### Aim of the task:
Give every entry again, unchanged, and leave its images out.

### Task inputs:
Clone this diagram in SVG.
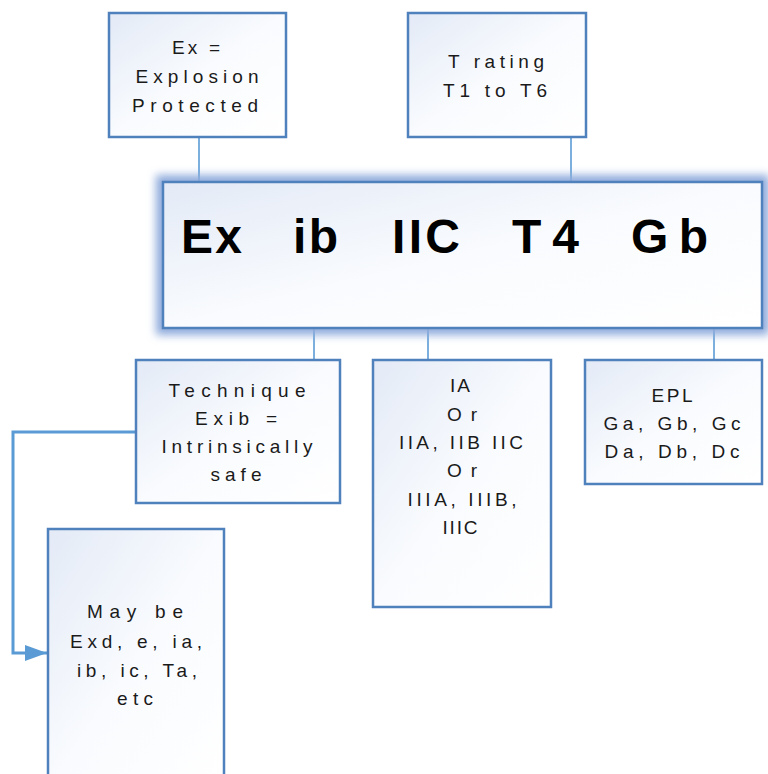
<svg xmlns="http://www.w3.org/2000/svg" width="768" height="774" viewBox="0 0 768 774">
  <defs>
    <linearGradient id="boxFill" x1="0" y1="0" x2="1" y2="1">
      <stop offset="0" stop-color="#e3eaf6"/>
      <stop offset="0.5" stop-color="#f9fbfe"/>
      <stop offset="1" stop-color="#ffffff"/>
    </linearGradient>
    <filter id="glow" x="-10%" y="-25%" width="120%" height="150%">
      <feGaussianBlur stdDeviation="4"/>
    </filter>
    <marker id="arrow" markerUnits="userSpaceOnUse" markerWidth="22" markerHeight="16" refX="22" refY="8" orient="auto">
      <path d="M0,0 L22,8 L0,16 z" fill="#5b9bd5"/>
    </marker>
  </defs>
  <style>
    .box { fill: url(#boxFill); stroke: #4f81bd; stroke-width: 2.5; }
    .lbl { font-family: "Liberation Sans", Arial, sans-serif; font-size: 19px; fill: #1a1a1a; text-anchor: middle; }
    .big { font-family: "Liberation Sans", Arial, sans-serif; font-size: 48px; font-weight: bold; fill: #000; }
    .wire { fill: none; stroke: #5b9bd5; stroke-width: 1.6; }
    .wire-thick { fill: none; stroke: #5b9bd5; stroke-width: 3; }
  </style>

  <rect width="768" height="774" fill="#ffffff"/>

  <!-- connectors -->
  <g id="connectors">
    <line class="wire" x1="199" y1="137" x2="199" y2="193"/>
    <line class="wire" x1="571" y1="137" x2="571" y2="193"/>
    <line class="wire" x1="314" y1="258" x2="314" y2="360"/>
    <line class="wire" x1="428" y1="266" x2="428" y2="360"/>
    <line class="wire" x1="714" y1="258" x2="714" y2="360"/>
    <polyline class="wire-thick" points="136,432 13,432 13,653 47,653" marker-end="url(#arrow)"/>
  </g>

  <!-- Ex = Explosion Protected -->
  <g id="node-ex">
    <rect class="box" x="109" y="13" width="177" height="124"/>
    <text class="lbl" x="196" y="54" textLength="48">Ex =</text>
    <text class="lbl" x="197" y="83" textLength="123">Explosion</text>
    <text class="lbl" x="195" y="112" textLength="126">Protected</text>
  </g>

  <!-- T rating -->
  <g id="node-trating">
    <rect class="box" x="408" y="13" width="178" height="124"/>
    <text class="lbl" x="496" y="68" textLength="96">T rating</text>
    <text class="lbl" x="495" y="97" textLength="104">T1 to T6</text>
  </g>

  <!-- main marking -->
  <g id="node-marking">
    <rect x="163" y="182" width="599" height="146" fill="none" stroke="#8eaadb" stroke-width="14" filter="url(#glow)"/>
    <rect class="box" x="163" y="182" width="599" height="146"/>
    <text class="big" x="181" y="253" textLength="61">Ex</text>
    <text class="big" x="293" y="253" textLength="45">ib</text>
    <text class="big" x="392" y="253" textLength="68">IIC</text>
    <text class="big" x="512" y="253" textLength="67">T4</text>
    <text class="big" x="631" y="253" textLength="77">Gb</text>
  </g>

  <!-- Technique -->
  <g id="node-technique">
    <rect class="box" x="136" y="360" width="204" height="143"/>
    <text class="lbl" x="237" y="397" textLength="137">Technique</text>
    <text class="lbl" x="236" y="425" textLength="82">Exib =</text>
    <text class="lbl" x="237" y="453" textLength="151">Intrinsically</text>
    <text class="lbl" x="236" y="481" textLength="51">safe</text>
  </g>

  <!-- gas group -->
  <g id="node-group">
    <rect class="box" x="373" y="360" width="178" height="247"/>
    <text class="lbl" x="460" y="392" textLength="20">IA</text>
    <text class="lbl" x="462" y="421" textLength="30">Or</text>
    <text class="lbl" x="461" y="449" textLength="124">IIA, IIB IIC</text>
    <text class="lbl" x="462" y="477" textLength="30">Or</text>
    <text class="lbl" x="462" y="506" textLength="109">IIIA, IIIB,</text>
    <text class="lbl" x="460" y="534" textLength="35">IIIC</text>
  </g>

  <!-- EPL -->
  <g id="node-epl">
    <rect class="box" x="585" y="360" width="177" height="124"/>
    <text class="lbl" x="672" y="402" textLength="41">EPL</text>
    <text class="lbl" x="672" y="430" textLength="137">Ga, Gb, Gc</text>
    <text class="lbl" x="672" y="458" textLength="135">Da, Db, Dc</text>
  </g>

  <!-- May be -->
  <g id="node-maybe">
    <rect class="box" x="48" y="529" width="176" height="260"/>
    <text class="lbl" x="135" y="618" textLength="96">May be</text>
    <text class="lbl" x="136" y="648" textLength="132">Exd, e, ia,</text>
    <text class="lbl" x="137" y="677" textLength="120">ib, ic, Ta,</text>
    <text class="lbl" x="135" y="705" textLength="36">etc</text>
  </g>
</svg>
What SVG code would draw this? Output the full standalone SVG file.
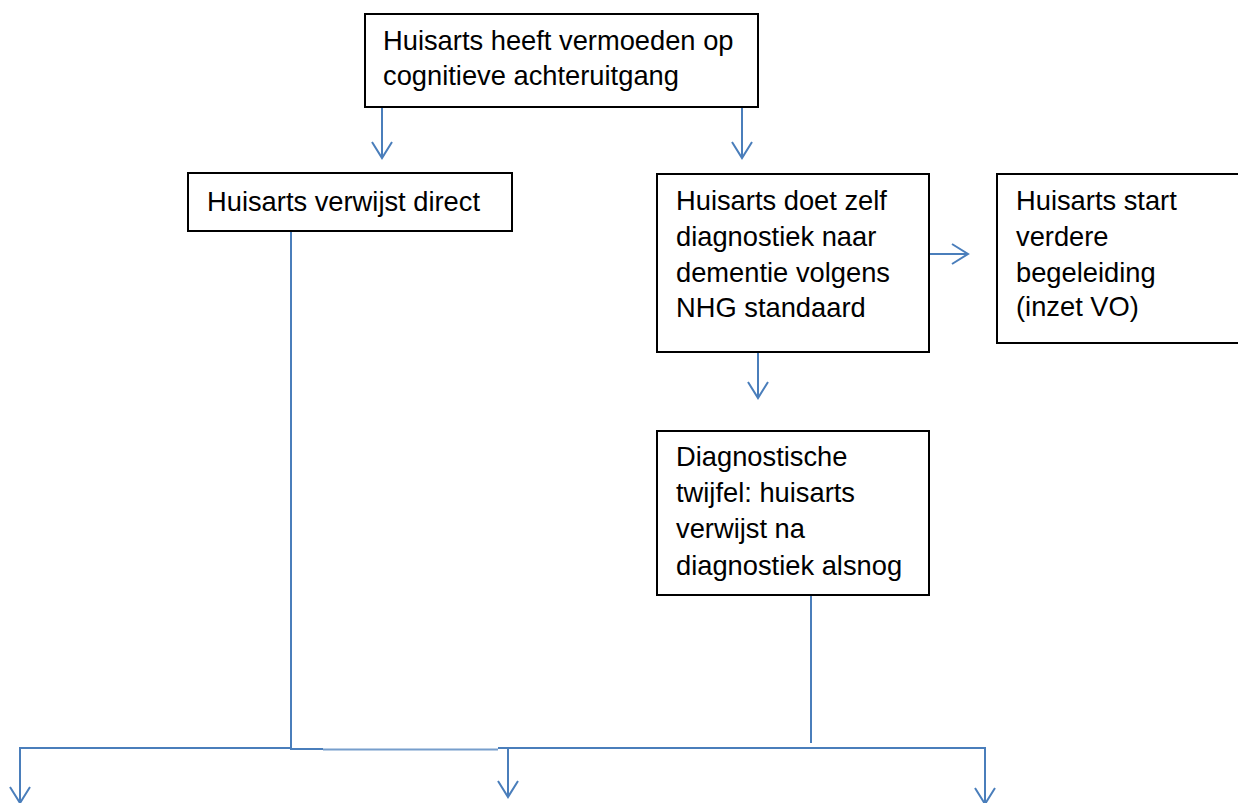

### Problem solution:
Clone this diagram in SVG.
<svg xmlns="http://www.w3.org/2000/svg" width="768" height="774" viewBox="0 0 768 774">
  <defs>
    <linearGradient id="boxFill" x1="0" y1="0" x2="1" y2="1">
      <stop offset="0" stop-color="#e3eaf6"/>
      <stop offset="0.5" stop-color="#f9fbfe"/>
      <stop offset="1" stop-color="#ffffff"/>
    </linearGradient>
    <filter id="glow" x="-10%" y="-25%" width="120%" height="150%">
      <feGaussianBlur stdDeviation="4"/>
    </filter>
    <marker id="arrow" markerUnits="userSpaceOnUse" markerWidth="22" markerHeight="16" refX="22" refY="8" orient="auto">
      <path d="M0,0 L22,8 L0,16 z" fill="#5b9bd5"/>
    </marker>
  </defs>
  <style>
    .box { fill: url(#boxFill); stroke: #4f81bd; stroke-width: 2.5; }
    .lbl { font-family: "Liberation Sans", Arial, sans-serif; font-size: 19px; fill: #1a1a1a; text-anchor: middle; }
    .big { font-family: "Liberation Sans", Arial, sans-serif; font-size: 48px; font-weight: bold; fill: #000; }
    .wire { fill: none; stroke: #5b9bd5; stroke-width: 1.6; }
    .wire-thick { fill: none; stroke: #5b9bd5; stroke-width: 3; }
  </style>

  <rect width="768" height="774" fill="#ffffff"/>

  <!-- connectors -->
  <g id="connectors">
    <line class="wire" x1="199" y1="137" x2="199" y2="193"/>
    <line class="wire" x1="571" y1="137" x2="571" y2="193"/>
    <line class="wire" x1="314" y1="258" x2="314" y2="360"/>
    <line class="wire" x1="428" y1="266" x2="428" y2="360"/>
    <line class="wire" x1="714" y1="258" x2="714" y2="360"/>
    <polyline class="wire-thick" points="136,432 13,432 13,653 47,653" marker-end="url(#arrow)"/>
  </g>

  <!-- Ex = Explosion Protected -->
  <g id="node-ex">
    <rect class="box" x="109" y="13" width="177" height="124"/>
    <text class="lbl" x="196" y="54" textLength="48">Ex =</text>
    <text class="lbl" x="197" y="83" textLength="123">Explosion</text>
    <text class="lbl" x="195" y="112" textLength="126">Protected</text>
  </g>

  <!-- T rating -->
  <g id="node-trating">
    <rect class="box" x="408" y="13" width="178" height="124"/>
    <text class="lbl" x="496" y="68" textLength="96">T rating</text>
    <text class="lbl" x="495" y="97" textLength="104">T1 to T6</text>
  </g>

  <!-- main marking -->
  <g id="node-marking">
    <rect x="163" y="182" width="599" height="146" fill="none" stroke="#8eaadb" stroke-width="14" filter="url(#glow)"/>
    <rect class="box" x="163" y="182" width="599" height="146"/>
    <text class="big" x="181" y="253" textLength="61">Ex</text>
    <text class="big" x="293" y="253" textLength="45">ib</text>
    <text class="big" x="392" y="253" textLength="68">IIC</text>
    <text class="big" x="512" y="253" textLength="67">T4</text>
    <text class="big" x="631" y="253" textLength="77">Gb</text>
  </g>

  <!-- Technique -->
  <g id="node-technique">
    <rect class="box" x="136" y="360" width="204" height="143"/>
    <text class="lbl" x="237" y="397" textLength="137">Technique</text>
    <text class="lbl" x="236" y="425" textLength="82">Exib =</text>
    <text class="lbl" x="237" y="453" textLength="151">Intrinsically</text>
    <text class="lbl" x="236" y="481" textLength="51">safe</text>
  </g>

  <!-- gas group -->
  <g id="node-group">
    <rect class="box" x="373" y="360" width="178" height="247"/>
    <text class="lbl" x="460" y="392" textLength="20">IA</text>
    <text class="lbl" x="462" y="421" textLength="30">Or</text>
    <text class="lbl" x="461" y="449" textLength="124">IIA, IIB IIC</text>
    <text class="lbl" x="462" y="477" textLength="30">Or</text>
    <text class="lbl" x="462" y="506" textLength="109">IIIA, IIIB,</text>
    <text class="lbl" x="460" y="534" textLength="35">IIIC</text>
  </g>

  <!-- EPL -->
  <g id="node-epl">
    <rect class="box" x="585" y="360" width="177" height="124"/>
    <text class="lbl" x="672" y="402" textLength="41">EPL</text>
    <text class="lbl" x="672" y="430" textLength="137">Ga, Gb, Gc</text>
    <text class="lbl" x="672" y="458" textLength="135">Da, Db, Dc</text>
  </g>

  <!-- May be -->
  <g id="node-maybe">
    <rect class="box" x="48" y="529" width="176" height="260"/>
    <text class="lbl" x="135" y="618" textLength="96">May be</text>
    <text class="lbl" x="136" y="648" textLength="132">Exd, e, ia,</text>
    <text class="lbl" x="137" y="677" textLength="120">ib, ic, Ta,</text>
    <text class="lbl" x="135" y="705" textLength="36">etc</text>
  </g>
</svg>
What SVG code would draw this? Output the full standalone SVG file.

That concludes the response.